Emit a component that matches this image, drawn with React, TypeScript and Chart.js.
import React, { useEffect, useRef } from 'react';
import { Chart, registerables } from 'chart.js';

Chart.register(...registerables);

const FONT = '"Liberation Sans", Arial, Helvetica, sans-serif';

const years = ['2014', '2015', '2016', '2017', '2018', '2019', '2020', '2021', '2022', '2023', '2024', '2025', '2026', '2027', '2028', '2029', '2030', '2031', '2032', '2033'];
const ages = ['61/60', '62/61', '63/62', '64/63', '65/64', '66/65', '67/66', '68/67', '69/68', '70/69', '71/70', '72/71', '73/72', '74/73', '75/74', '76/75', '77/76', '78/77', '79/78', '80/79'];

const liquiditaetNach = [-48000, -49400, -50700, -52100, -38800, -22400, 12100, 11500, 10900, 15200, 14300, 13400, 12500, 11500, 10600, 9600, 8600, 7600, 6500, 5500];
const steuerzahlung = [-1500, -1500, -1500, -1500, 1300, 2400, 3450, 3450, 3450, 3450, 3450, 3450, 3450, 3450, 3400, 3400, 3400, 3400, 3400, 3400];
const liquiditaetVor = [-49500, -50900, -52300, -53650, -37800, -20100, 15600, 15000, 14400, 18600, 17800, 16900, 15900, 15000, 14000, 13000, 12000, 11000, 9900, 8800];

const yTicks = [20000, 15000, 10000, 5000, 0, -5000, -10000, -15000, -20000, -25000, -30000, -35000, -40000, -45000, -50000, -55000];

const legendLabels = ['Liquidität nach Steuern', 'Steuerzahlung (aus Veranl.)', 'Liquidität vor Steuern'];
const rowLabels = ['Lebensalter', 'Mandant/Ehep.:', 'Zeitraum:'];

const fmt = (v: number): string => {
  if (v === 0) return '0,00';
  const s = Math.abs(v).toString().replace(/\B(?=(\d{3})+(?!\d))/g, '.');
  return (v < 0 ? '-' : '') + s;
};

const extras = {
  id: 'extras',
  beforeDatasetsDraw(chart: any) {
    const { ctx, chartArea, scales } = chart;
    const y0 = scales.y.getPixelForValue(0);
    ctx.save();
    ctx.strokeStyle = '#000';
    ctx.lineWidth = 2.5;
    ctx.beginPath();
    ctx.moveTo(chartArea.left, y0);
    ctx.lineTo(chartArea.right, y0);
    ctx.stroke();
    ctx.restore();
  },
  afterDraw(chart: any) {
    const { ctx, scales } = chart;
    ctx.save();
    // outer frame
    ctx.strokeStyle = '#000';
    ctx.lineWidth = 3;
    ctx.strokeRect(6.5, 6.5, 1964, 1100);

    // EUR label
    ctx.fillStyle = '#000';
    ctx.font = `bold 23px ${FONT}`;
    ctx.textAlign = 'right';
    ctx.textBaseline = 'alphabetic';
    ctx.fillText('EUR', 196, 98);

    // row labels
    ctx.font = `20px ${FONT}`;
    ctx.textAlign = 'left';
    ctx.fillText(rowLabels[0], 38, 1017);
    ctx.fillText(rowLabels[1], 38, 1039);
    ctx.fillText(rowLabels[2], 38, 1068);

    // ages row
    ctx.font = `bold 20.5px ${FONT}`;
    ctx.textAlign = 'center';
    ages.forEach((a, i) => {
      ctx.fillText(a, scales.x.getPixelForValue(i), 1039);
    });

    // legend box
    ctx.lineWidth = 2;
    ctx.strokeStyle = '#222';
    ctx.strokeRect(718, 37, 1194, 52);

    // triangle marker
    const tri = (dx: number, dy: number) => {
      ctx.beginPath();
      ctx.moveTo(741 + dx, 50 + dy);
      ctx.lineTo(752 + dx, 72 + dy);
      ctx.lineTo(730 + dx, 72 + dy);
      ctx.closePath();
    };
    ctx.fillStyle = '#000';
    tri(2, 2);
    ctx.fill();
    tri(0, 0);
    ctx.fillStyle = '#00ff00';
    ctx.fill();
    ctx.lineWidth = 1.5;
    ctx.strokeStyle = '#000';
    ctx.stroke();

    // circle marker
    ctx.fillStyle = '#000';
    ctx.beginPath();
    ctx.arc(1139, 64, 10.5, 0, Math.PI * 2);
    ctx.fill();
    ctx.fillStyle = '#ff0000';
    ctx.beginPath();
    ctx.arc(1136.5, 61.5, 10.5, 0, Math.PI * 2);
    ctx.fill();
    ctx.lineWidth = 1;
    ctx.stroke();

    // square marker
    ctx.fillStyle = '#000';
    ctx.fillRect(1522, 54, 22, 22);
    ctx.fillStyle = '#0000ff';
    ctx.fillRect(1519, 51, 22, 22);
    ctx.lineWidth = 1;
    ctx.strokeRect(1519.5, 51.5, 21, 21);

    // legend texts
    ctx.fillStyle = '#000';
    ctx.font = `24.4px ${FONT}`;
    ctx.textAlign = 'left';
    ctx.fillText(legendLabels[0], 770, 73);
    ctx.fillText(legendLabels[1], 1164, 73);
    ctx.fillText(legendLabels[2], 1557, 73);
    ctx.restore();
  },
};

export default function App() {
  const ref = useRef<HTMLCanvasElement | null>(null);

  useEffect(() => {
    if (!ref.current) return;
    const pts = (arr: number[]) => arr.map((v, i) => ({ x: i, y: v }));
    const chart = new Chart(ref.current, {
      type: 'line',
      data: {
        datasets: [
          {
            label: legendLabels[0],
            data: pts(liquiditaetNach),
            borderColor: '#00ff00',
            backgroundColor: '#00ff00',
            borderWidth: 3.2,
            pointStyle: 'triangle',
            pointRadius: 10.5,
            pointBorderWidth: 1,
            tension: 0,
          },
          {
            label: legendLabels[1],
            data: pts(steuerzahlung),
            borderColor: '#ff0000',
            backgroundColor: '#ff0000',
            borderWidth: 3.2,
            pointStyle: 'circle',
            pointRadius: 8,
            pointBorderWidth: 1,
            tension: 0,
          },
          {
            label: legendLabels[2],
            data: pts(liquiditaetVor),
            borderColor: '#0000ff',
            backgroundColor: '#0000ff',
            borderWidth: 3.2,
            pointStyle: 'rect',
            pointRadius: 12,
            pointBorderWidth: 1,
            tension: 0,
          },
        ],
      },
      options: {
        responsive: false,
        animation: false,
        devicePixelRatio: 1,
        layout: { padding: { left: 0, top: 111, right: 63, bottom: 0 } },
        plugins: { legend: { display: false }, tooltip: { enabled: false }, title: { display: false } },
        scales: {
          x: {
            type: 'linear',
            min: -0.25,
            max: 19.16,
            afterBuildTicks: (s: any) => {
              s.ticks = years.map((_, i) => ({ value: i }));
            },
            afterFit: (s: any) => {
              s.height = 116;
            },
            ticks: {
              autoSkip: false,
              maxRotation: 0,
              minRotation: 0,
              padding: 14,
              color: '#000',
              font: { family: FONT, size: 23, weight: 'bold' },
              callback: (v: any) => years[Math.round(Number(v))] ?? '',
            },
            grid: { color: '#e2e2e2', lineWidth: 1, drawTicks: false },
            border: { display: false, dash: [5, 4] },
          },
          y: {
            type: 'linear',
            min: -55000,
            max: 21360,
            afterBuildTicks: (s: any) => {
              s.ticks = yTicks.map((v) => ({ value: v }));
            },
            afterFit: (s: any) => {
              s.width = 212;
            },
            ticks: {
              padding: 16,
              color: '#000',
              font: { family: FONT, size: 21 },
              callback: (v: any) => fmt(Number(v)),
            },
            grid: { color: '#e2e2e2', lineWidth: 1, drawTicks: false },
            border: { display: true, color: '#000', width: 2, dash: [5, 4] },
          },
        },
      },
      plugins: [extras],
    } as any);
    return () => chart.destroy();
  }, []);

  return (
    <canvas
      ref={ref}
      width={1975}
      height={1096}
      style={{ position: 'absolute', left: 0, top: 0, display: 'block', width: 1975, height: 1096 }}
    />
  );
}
---
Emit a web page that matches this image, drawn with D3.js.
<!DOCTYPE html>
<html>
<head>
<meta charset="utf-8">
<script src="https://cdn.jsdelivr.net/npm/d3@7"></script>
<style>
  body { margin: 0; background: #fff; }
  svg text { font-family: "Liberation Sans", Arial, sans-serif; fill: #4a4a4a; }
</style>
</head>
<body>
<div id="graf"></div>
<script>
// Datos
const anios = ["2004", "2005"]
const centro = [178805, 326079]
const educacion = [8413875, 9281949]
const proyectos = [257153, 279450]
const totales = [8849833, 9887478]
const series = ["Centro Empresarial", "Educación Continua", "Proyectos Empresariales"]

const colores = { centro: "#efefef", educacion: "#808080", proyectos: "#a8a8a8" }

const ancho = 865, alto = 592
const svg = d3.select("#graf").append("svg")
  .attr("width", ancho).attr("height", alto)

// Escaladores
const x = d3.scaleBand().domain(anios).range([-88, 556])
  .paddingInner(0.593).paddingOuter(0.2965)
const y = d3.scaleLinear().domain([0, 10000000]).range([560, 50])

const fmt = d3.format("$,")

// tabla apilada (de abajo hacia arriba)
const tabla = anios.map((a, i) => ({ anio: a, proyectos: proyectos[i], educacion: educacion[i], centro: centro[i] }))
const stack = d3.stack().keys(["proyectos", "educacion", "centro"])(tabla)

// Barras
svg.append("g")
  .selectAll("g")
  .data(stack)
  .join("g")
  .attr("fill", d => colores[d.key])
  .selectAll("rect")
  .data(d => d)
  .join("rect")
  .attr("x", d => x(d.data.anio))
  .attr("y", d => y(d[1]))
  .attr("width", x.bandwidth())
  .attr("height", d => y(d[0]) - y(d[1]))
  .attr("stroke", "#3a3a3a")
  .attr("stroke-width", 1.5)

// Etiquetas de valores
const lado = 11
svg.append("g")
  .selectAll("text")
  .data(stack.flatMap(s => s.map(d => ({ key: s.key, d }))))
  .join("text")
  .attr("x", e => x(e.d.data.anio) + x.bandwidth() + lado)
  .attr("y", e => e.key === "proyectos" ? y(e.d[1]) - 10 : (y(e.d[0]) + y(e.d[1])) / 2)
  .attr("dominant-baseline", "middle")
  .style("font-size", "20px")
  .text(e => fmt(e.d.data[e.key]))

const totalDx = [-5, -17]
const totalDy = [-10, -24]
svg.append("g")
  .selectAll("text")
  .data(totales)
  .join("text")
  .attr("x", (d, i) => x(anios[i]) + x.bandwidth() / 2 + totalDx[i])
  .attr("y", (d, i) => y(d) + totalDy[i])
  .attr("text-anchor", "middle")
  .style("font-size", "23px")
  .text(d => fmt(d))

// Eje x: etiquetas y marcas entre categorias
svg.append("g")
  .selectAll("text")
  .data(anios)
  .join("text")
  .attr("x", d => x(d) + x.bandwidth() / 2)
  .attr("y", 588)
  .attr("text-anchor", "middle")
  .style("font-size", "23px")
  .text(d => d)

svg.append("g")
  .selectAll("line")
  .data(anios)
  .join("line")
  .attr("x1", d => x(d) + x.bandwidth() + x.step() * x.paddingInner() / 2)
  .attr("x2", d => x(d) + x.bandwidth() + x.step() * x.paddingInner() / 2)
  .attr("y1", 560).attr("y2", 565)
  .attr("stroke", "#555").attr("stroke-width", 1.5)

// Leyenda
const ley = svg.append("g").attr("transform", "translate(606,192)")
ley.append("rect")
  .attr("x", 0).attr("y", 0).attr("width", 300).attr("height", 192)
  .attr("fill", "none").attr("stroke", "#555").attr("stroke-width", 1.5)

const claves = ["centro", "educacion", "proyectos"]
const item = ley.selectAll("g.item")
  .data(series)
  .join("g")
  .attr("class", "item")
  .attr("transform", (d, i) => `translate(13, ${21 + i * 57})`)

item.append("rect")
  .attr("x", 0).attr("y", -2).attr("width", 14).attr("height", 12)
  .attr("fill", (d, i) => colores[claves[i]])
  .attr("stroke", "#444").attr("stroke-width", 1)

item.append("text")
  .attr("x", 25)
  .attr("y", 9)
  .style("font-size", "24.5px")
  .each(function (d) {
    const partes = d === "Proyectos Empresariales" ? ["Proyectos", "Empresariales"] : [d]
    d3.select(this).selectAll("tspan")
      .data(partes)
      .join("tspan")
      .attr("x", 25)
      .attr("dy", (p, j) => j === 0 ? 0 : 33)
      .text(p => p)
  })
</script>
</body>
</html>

### What to produce
State, as a bare number, how many lines of the listing hold the word "matches".

### Output for this task
2